Rdd vs Dataframe vs DataSet
Initially, in 2011 in they came up with the concept of RDDs, then in 2013 with Dataframes and later in 2015 with the concept of Datasets. None of them has been depreciated, we can still use all of them. In this article, we will understand and see the difference between all three of them.
RDDs vs Dataframes vs Datasets
RDDs | Dataframes | Datasets | |
Data Representation | RDD is a distributed collection of data elements without any schema. | It is also the distributed collection organized into the named columns | It is an extension of Dataframes with more features like type-safety and object-oriented interface. |
Optimization | No in-built optimization engine for RDDs.

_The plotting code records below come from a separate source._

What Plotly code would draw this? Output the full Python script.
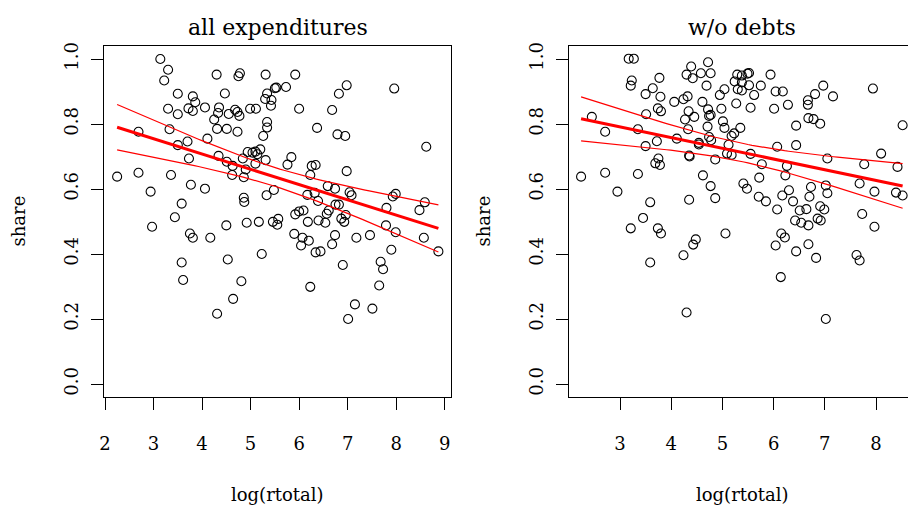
import numpy as np
import plotly.graph_objects as go

# ---------------- data ----------------
# Panel 1: all expenditures
x_all = [3.14, 3.30, 3.22, 4.30, 4.78, 4.75, 5.31,
         3.50, 3.81, 3.86, 4.47, 4.06, 3.30, 3.50,
         3.72, 3.81, 4.35, 4.33, 4.25, 4.55,
         4.68, 4.73, 4.77, 4.99, 5.11, 5.30, 5.34, 5.43, 5.42, 5.50, 5.53, 5.34, 5.34, 5.26, 5.20,
         2.69, 3.33, 4.31, 4.51, 4.73, 4.11, 3.70, 3.50, 3.73, 4.34, 4.51, 4.63, 4.84, 4.94, 5.04,
         5.10, 5.14, 5.31, 5.10, 4.90, 4.62, 4.86,
         2.25, 2.69, 3.36, 2.94, 3.77, 4.06, 3.58, 4.86, 4.87, 5.33, 5.48, 3.44,
         5.92, 5.73, 6.98, 6.82, 7.96, 6.00, 6.68, 6.37, 6.79, 6.95, 8.62, 5.84, 5.76, 6.26, 6.34,
         6.23, 6.98, 6.59, 6.74, 6.17, 6.32, 6.39, 7.04, 7.08, 6.75, 6.82, 7.93, 7.99, 7.80, 8.59,
         8.48, 5.92, 6.00, 6.09, 6.57, 6.61,
         2.97, 3.75, 3.81, 4.17, 4.50, 4.92, 5.17, 5.46, 5.57, 5.55, 3.58, 3.61, 4.53, 5.23, 4.81,
         4.64, 4.31,
         6.18, 6.40, 6.54, 6.87, 6.93, 6.96, 5.90, 6.07, 6.04, 6.20, 6.34, 6.44, 6.74, 6.68, 7.18,
         7.46, 7.79, 7.99, 8.57, 7.90, 8.87, 6.90, 7.68, 7.73, 7.65, 6.23, 7.15, 7.51, 7.01]
share_all = [1.000, 0.967, 0.934, 0.952, 0.956, 0.947, 0.952,
             0.893, 0.885, 0.867, 0.894, 0.851, 0.847, 0.830,
             0.848, 0.840, 0.851, 0.834, 0.814, 0.831,
             0.844, 0.837, 0.825, 0.847, 0.847, 0.877, 0.894, 0.874, 0.856, 0.910, 0.912, 0.806, 0.789, 0.763, 0.722,
             0.776, 0.784, 0.785, 0.785, 0.776, 0.755, 0.746, 0.735, 0.694, 0.702, 0.684, 0.671, 0.694, 0.714, 0.712,
             0.715, 0.707, 0.689, 0.678, 0.660, 0.643, 0.636,
             0.638, 0.650, 0.643, 0.592, 0.613, 0.601, 0.555, 0.573, 0.560, 0.581, 0.597, 0.513,
             0.952, 0.914, 0.919, 0.893, 0.909, 0.847, 0.843, 0.788, 0.768, 0.763, 0.730, 0.698, 0.675, 0.671, 0.674,
             0.643, 0.655, 0.609, 0.601, 0.582, 0.588, 0.563, 0.590, 0.581, 0.552, 0.552, 0.577, 0.585, 0.542, 0.559,
             0.535, 0.522, 0.531, 0.534, 0.524, 0.534,
             0.484, 0.463, 0.450, 0.450, 0.488, 0.496, 0.499, 0.499, 0.508, 0.490, 0.374, 0.320, 0.383, 0.400, 0.316,
             0.262, 0.216,
             0.499, 0.503, 0.496, 0.509, 0.499, 0.520, 0.462, 0.450, 0.426, 0.441, 0.405, 0.408, 0.458, 0.430, 0.450,
             0.458, 0.488, 0.467, 0.450, 0.413, 0.408, 0.366, 0.376, 0.353, 0.303, 0.299, 0.245, 0.232, 0.200]

# Panel 2: w/o debts
x_nodebt = [3.17, 3.27, 3.23, 3.21, 3.77, 3.64, 3.50, 3.79, 4.39, 4.72, 4.30, 4.42, 4.58, 4.77, 4.69,
            4.06, 4.24, 4.32, 4.61, 4.95, 5.04,
            3.51, 3.74, 3.80, 4.34, 4.27, 4.45, 4.72, 4.74, 4.77, 4.98, 5.01, 5.04, 4.71, 4.33,
            2.45, 2.71, 3.35, 3.72, 3.50, 4.11, 4.54, 4.54, 4.74, 4.78, 4.35, 4.36, 4.86, 5.09, 5.12,
            3.75, 3.69, 3.78,
            2.24, 2.71, 3.35, 2.95, 4.62, 4.77, 3.59, 4.35, 4.86, 3.45,
            5.29, 5.38, 5.49, 5.52, 5.94, 5.24, 5.38, 5.52, 5.30, 5.38, 5.75, 5.62, 6.04, 6.18, 6.97,
            6.81, 7.16, 7.94, 5.27, 5.55, 6.01, 6.28, 6.67, 6.67, 6.68, 6.78, 6.91, 6.44, 8.52, 5.35,
            5.23, 5.18, 6.07, 6.44, 5.55, 5.18, 7.05, 8.10, 5.77, 6.26, 7.77, 8.42, 5.72, 6.23, 5.41,
            5.48, 7.68, 6.73, 7.02, 7.05, 6.30, 6.17, 6.70, 7.97, 8.39, 8.52, 5.71, 5.85, 6.38, 6.07,
            6.51, 6.64, 6.91, 6.99, 7.73,
            7.97, 6.42, 6.54, 6.68, 6.86, 6.92, 6.15, 6.22, 6.04, 6.44, 6.68, 6.83, 7.62, 7.68, 6.14,
            7.02,
            3.21, 3.74, 3.80, 3.59, 4.24, 4.43, 4.48, 5.06, 4.30]
share_nodebt = [1.001, 1.001, 0.934, 0.918, 0.942, 0.910, 0.892, 0.884, 0.977, 0.990, 0.952, 0.941, 0.956, 0.956, 0.918,
                0.868, 0.876, 0.885, 0.868, 0.889, 0.907,
                0.830, 0.848, 0.839, 0.839, 0.814, 0.822, 0.845, 0.825, 0.828, 0.847, 0.808, 0.788, 0.792, 0.784,
                0.822, 0.776, 0.784, 0.747, 0.732, 0.755, 0.742, 0.737, 0.760, 0.750, 0.703, 0.700, 0.691, 0.709, 0.736,
                0.694, 0.679, 0.674,
                0.638, 0.650, 0.646, 0.592, 0.642, 0.609, 0.559, 0.567, 0.572, 0.511,
                0.952, 0.949, 0.955, 0.957, 0.952, 0.931, 0.928, 0.919, 0.907, 0.903, 0.918, 0.889, 0.900, 0.900, 0.918,
                0.892, 0.885, 0.909, 0.863, 0.850, 0.847, 0.859, 0.873, 0.859, 0.818, 0.815, 0.801, 0.795, 0.796, 0.788,
                0.771, 0.763, 0.730, 0.735, 0.708, 0.705, 0.694, 0.709, 0.676, 0.671, 0.676, 0.668, 0.635, 0.642, 0.617,
                0.601, 0.617, 0.606, 0.611, 0.587, 0.596, 0.580, 0.576, 0.592, 0.589, 0.580, 0.576, 0.562, 0.562, 0.537,
                0.534, 0.538, 0.547, 0.537, 0.523,
                0.484, 0.503, 0.496, 0.488, 0.509, 0.503, 0.463, 0.451, 0.426, 0.408, 0.430, 0.388, 0.397, 0.380, 0.329,
                0.200,
                0.479, 0.479, 0.463, 0.374, 0.396, 0.429, 0.445, 0.463, 0.220]

panel_titles = ["all expenditures", "w/o debts"]
x_label = "log(rtotal)"
y_label = "share"
x_ticks_left = [2, 3, 4, 5, 6, 7, 8, 9]
x_ticks_right = [2, 3, 4, 5, 6, 7, 8, 9]
y_ticks = [0.0, 0.2, 0.4, 0.6, 0.8, 1.0]


def fit_band(x, y, t=1.976, n_out=80):
    """OLS fit of y on x with 95% confidence band for the mean."""
    x = np.asarray(x, float)
    y = np.asarray(y, float)
    n = len(x)
    b1, b0 = np.polyfit(x, y, 1)
    resid = y - (b0 + b1 * x)
    s2 = np.sum(resid ** 2) / (n - 2)
    xbar = x.mean()
    sxx = np.sum((x - xbar) ** 2)
    xs = np.linspace(x.min(), x.max(), n_out)
    fit = b0 + b1 * xs
    se = np.sqrt(s2 * (1.0 / n + (xs - xbar) ** 2 / sxx))
    return xs, fit, fit - t * se, fit + t * se


W, H = 908, 506
FONT = "DejaVu Serif"

fig = go.Figure()

panels = [(x_all, share_all, "x", "y"), (x_nodebt, share_nodebt, "x2", "y2")]
for xv, yv, xa, ya in panels:
    fig.add_trace(go.Scatter(
        x=xv, y=yv, mode="markers", xaxis=xa, yaxis=ya,
        marker=dict(symbol="circle-open", size=9, color="black", line=dict(width=1.1, color="black")),
        showlegend=False, hoverinfo="x+y", cliponaxis=False))
    xs, fit, lo, hi = fit_band(xv, yv)
    for yy, w in [(fit, 3), (lo, 1.2), (hi, 1.2)]:
        fig.add_trace(go.Scatter(
            x=xs, y=yy, mode="lines", xaxis=xa, yaxis=ya,
            line=dict(color="#FF0000", width=w), showlegend=False, hoverinfo="skip"))


def px_x(p):
    return p / W


def px_y(p):
    return (H - p) / H


box_top, box_bot = 46, 397
L1, R1 = 104, 451
L2 = 569

axis_common = dict(
    showline=True, linecolor="black", linewidth=1,
    ticks="outside", ticklen=12, tickwidth=1, tickcolor="black",
    showgrid=False, zeroline=False, automargin=False,
    tickfont=dict(family=FONT, size=18, color="black"),
)

fig.update_layout(
    width=W, height=H,
    margin=dict(l=0, r=0, t=0, b=0, autoexpand=False),
    paper_bgcolor="white", plot_bgcolor="white",
    xaxis=dict(domain=[px_x(L1), px_x(R1)], range=[1.9794, 9.1297],
               tickvals=x_ticks_left, ticktext=[str(v) for v in x_ticks_left],
               mirror=True, ticklabelstandoff=18, anchor="y", **axis_common),
    yaxis=dict(domain=[px_y(box_bot), px_y(box_top)], range=[-0.04, 1.04],
               tickvals=y_ticks, ticktext=[f"{v:.1f}" for v in y_ticks],
               tickangle=-90, mirror=True, ticklabelstandoff=6, anchor="x", **axis_common),
    xaxis2=dict(domain=[px_x(L2), 1.0], range=[2.004, 8.625],
                tickvals=x_ticks_right, ticktext=[str(v) for v in x_ticks_right],
                mirror=True, ticklabelstandoff=18, anchor="y2", **axis_common),
    yaxis2=dict(domain=[px_y(box_bot), px_y(box_top)], range=[-0.04, 1.04],
                tickvals=y_ticks, ticktext=[f"{v:.1f}" for v in y_ticks],
                tickangle=-90, mirror=False, ticklabelstandoff=6, anchor="x2", **axis_common),
)

ann = []
centers = [(L1 + R1) / 2, 742]
ylab_x = [18, 483]
for i, c in enumerate(centers):
    ann.append(dict(text=panel_titles[i], x=px_x(c), y=px_y(27.5), xref="paper", yref="paper",
                    xanchor="center", yanchor="middle", showarrow=False,
                    font=dict(family=FONT, size=22, color="black")))
    ann.append(dict(text=x_label, x=px_x(c), y=px_y(494), xref="paper", yref="paper",
                    xanchor="center", yanchor="middle", showarrow=False,
                    font=dict(family=FONT, size=18, color="black")))
    ann.append(dict(text=y_label, x=px_x(ylab_x[i]), y=px_y((box_top + box_bot) / 2),
                    xref="paper", yref="paper", textangle=-90,
                    xanchor="center", yanchor="middle", showarrow=False,
                    font=dict(family=FONT, size=18, color="black")))
fig.update_layout(annotations=ann)

# remove the browser's default page margin so the figure sits at the window origin
fig.write_html("out.html",
               config={"displayModeBar": False},
               post_script="document.body.style.margin='0';document.body.style.overflow='hidden';")
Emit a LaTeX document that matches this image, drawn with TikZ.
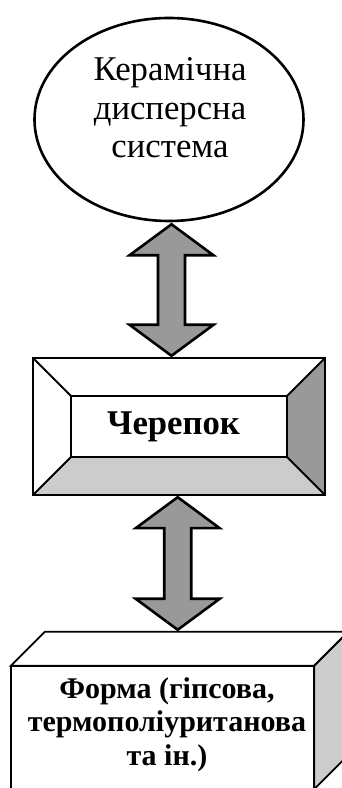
\documentclass[tikz,border=0pt]{standalone}
\usepackage{fontspec}
\setmainfont{Liberation Serif}
\usetikzlibrary{shapes.geometric, calc, positioning}
\definecolor{grigioscuro}{HTML}{999999}
\definecolor{grigiochiaro}{HTML}{CCCCCC}

\begin{document}
\begin{tikzpicture}[x = 1pt, y = 1pt,
    linea/.style = {line width = 1.8pt, line join = miter},
    ellisse/.style = {ellipse, draw, line width = 2.6pt, minimum width = 269pt, minimum height = 203pt, inner sep = 0pt},
    freccia/.style = {draw, line width = 2.6pt, line join = miter, fill = grigioscuro},
    testo/.style = {align = center, inner sep = 0pt, font = \fontsize{34.7}{38.5}\selectfont},
    grassetto/.style = {align = center, inner sep = 0pt, font = \bfseries\fontsize{34.7}{38.5}\selectfont},
    piccolo/.style = {align = center, inner sep = 0pt, font = \bfseries\fontsize{30}{33.5}\selectfont}]
    % Parametri
    \pgfmathsetmacro{\bev}{38}
    \pgfmathsetmacro{\prof}{34}
    \pgfmathsetmacro{\pl}{42}
    \pgfmathsetmacro{\ph}{31}
    \pgfmathsetmacro{\sl}{13.5}
    \useasboundingbox (0,0) rectangle (342,788);
    \clip (0,0) rectangle (342,788);
    % Ellisse
    \node[ellisse] (sistema) at (169,668.5) {};
    \node[testo, anchor = base] (sistema-testo) at (170,630) {Керамічна\\дисперсна\\система};
    % Cornice
    \node[minimum width = 292pt, minimum height = 137pt, inner sep = 0pt] (cherepok) at (179,361.5) {};
    \fill[grigioscuro] (cherepok.north east) -- (cherepok.south east)
        -- ($(cherepok.south east)+(-\bev,\bev)$) -- ($(cherepok.north east)+(-\bev,-\bev)$) -- cycle;
    \fill[grigiochiaro] (cherepok.south west) -- (cherepok.south east)
        -- ($(cherepok.south east)+(-\bev,\bev)$) -- ($(cherepok.south west)+(\bev,\bev)$) -- cycle;
    \draw[linea] ($(cherepok.south west)+(\bev,\bev)$) rectangle ($(cherepok.north east)+(-\bev,-\bev)$);
    \foreach \a/\sx/\sy in {north east/-1/-1, north west/1/-1, south west/1/1, south east/-1/1}{
        \draw[linea] (cherepok.\a) -- ++({\sx*\bev},{\sy*\bev});
    }
    \draw[linea] (cherepok.south west) rectangle (cherepok.north east);
    \node[grassetto] (cherepok-testo) at ([xshift=-5.5pt]cherepok.center) {Черепок};
    % Forma
    \node[minimum width = 303pt, minimum height = 123pt, inner sep = 0pt] (forma) at (162.5,60.5) {};
    \filldraw[linea, fill = white] (forma.north west) -- ++(\prof,\prof)
        -- ($(forma.north east)+(\prof,\prof)$) -- (forma.north east) -- cycle;
    \filldraw[linea, fill = grigiochiaro] (forma.north east) -- ++(\prof,\prof)
        -- ($(forma.south east)+(\prof,\prof)$) -- (forma.south east) -- cycle;
    \draw[linea] (forma.south west) rectangle (forma.north east);
    \node[piccolo, anchor = base] (forma-testo) at (167,23) {Форма (гіпсова,\\термополіуританова\\та ін.)};
    % Frecce
    \draw[freccia] let \p1 = ([shift = {(2.5,-2)}]sistema.south), \p2 = ([yshift = 2pt]cherepok.north) in
        (\x1,\y1) -- ++(-\pl,-\ph) -- ++(\pl-\sl,0) -- (\x1-\sl,\y2+\ph) -- ++(\sl-\pl,0) -- (\x1,\y2)
        -- ++(\pl,\ph) -- ++(\sl-\pl,0) -- (\x1+\sl,\y1-\ph) -- ++(\pl-\sl,0) -- cycle;
    \draw[freccia] let \p1 = ([shift = {(-1.3,-2)}]cherepok.south), \p2 = ([yshift = \prof+2]forma.north) in
        (\x1,\y1) -- ++(-\pl,-\ph) -- ++(\pl-\sl,0) -- (\x1-\sl,\y2+\ph) -- ++(\sl-\pl,0) -- (\x1,\y2)
        -- ++(\pl,\ph) -- ++(\sl-\pl,0) -- (\x1+\sl,\y1-\ph) -- ++(\pl-\sl,0) -- cycle;
\end{tikzpicture}
\end{document}
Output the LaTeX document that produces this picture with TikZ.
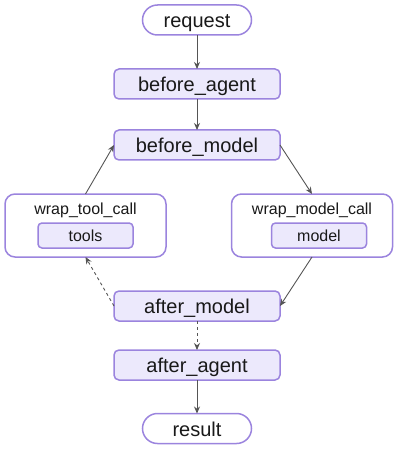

Developers need to write the optimized code themselves. | It uses a catalyst optimizer for optimization. | It also uses a catalyst optimizer for optimization purposes. |
Projection of Schema | Here, we need to define the schema manually. | It will automatically find out the schema of the dataset. | It will also automatically find out the schema of the dataset by using the SQL Engine. |
Aggregation Operation | RDD is slower than both Dataframes and Datasets to perform simple operations like grouping the data. | It provides an easy API to perform aggregation operations. It performs aggregation faster than both RDDs and Datasets. | Dataset is faster than RDDs but a bit slower than Dataframes. |
End Notes
In this article, we have seen the difference between the three major APIs of Apache Spark. So to conclude, if you want rich semantics, high-level abstractions, type-safety then go for Dataframes or Datasets. If you need more control over the pre-processing part, you can always use the RDDs.